Negotiating the future
Returning to Dja, Emmanuel is welcomed in the traditional fashion, with music, perhaps the Baka’s most lauded cultural export. Known as a symbol of their communality and relationship with nature, the Baka employ polyphonic singing and water drumming to create their sound – similar to the Aka, a neighboring Pygmy people in the Congo Basin, whose oral traditions have been declared Intangible Heritage by UNESCO.
Music, food and family bring joy and comfort, but already the 19-year-old has his goals set elsewhere. “If I finish my studies in Cameroon with good grades, my wish is to travel abroad to study more,” he says. “I have to discover a life far from my parents in order to know what I should do with my future.”
“I am so proud of him,” says his mother. “It makes me sad not to see him all the time, but I know this will give him the chance one day to get out of this poverty.” It’s a poverty, one must note, that has been newly found.
“I don’t want Baka people to lose sight of their origins, even if they are moving towards modernity,” Emmanuel argues. “We should always return to the forest; to never forget what we have always done in the past.”
Emmanuel has opportunities never afforded to his parents, nor theirs.

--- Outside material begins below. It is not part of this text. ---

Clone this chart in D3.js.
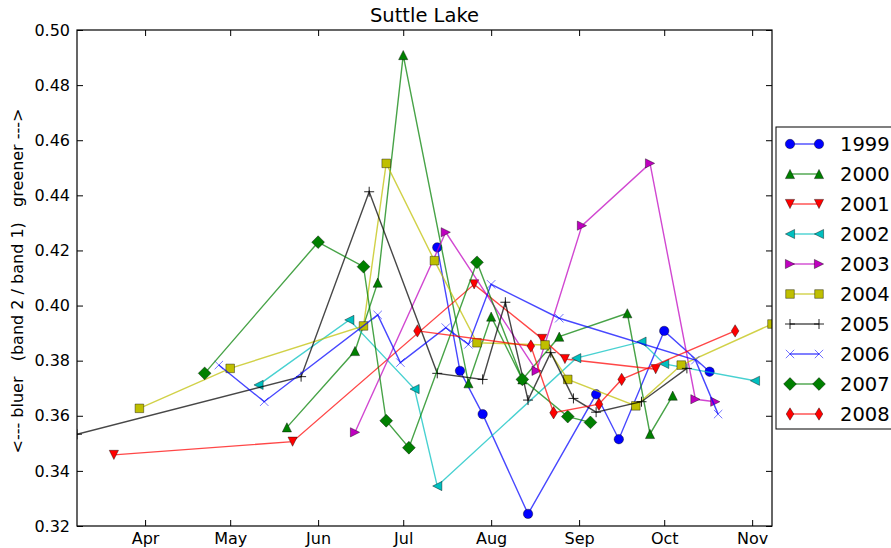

But likewise, his prospects in his ancestral home are not the same once afforded to them. Change, to some extent, has been thrust upon him.
“Education has an important role for helping Baka negotiate their futures with more understanding and appreciation of the alternatives that are available to them,” adds Lewis. “Education is absolutely vital to the Baka to find their space in the modern world.”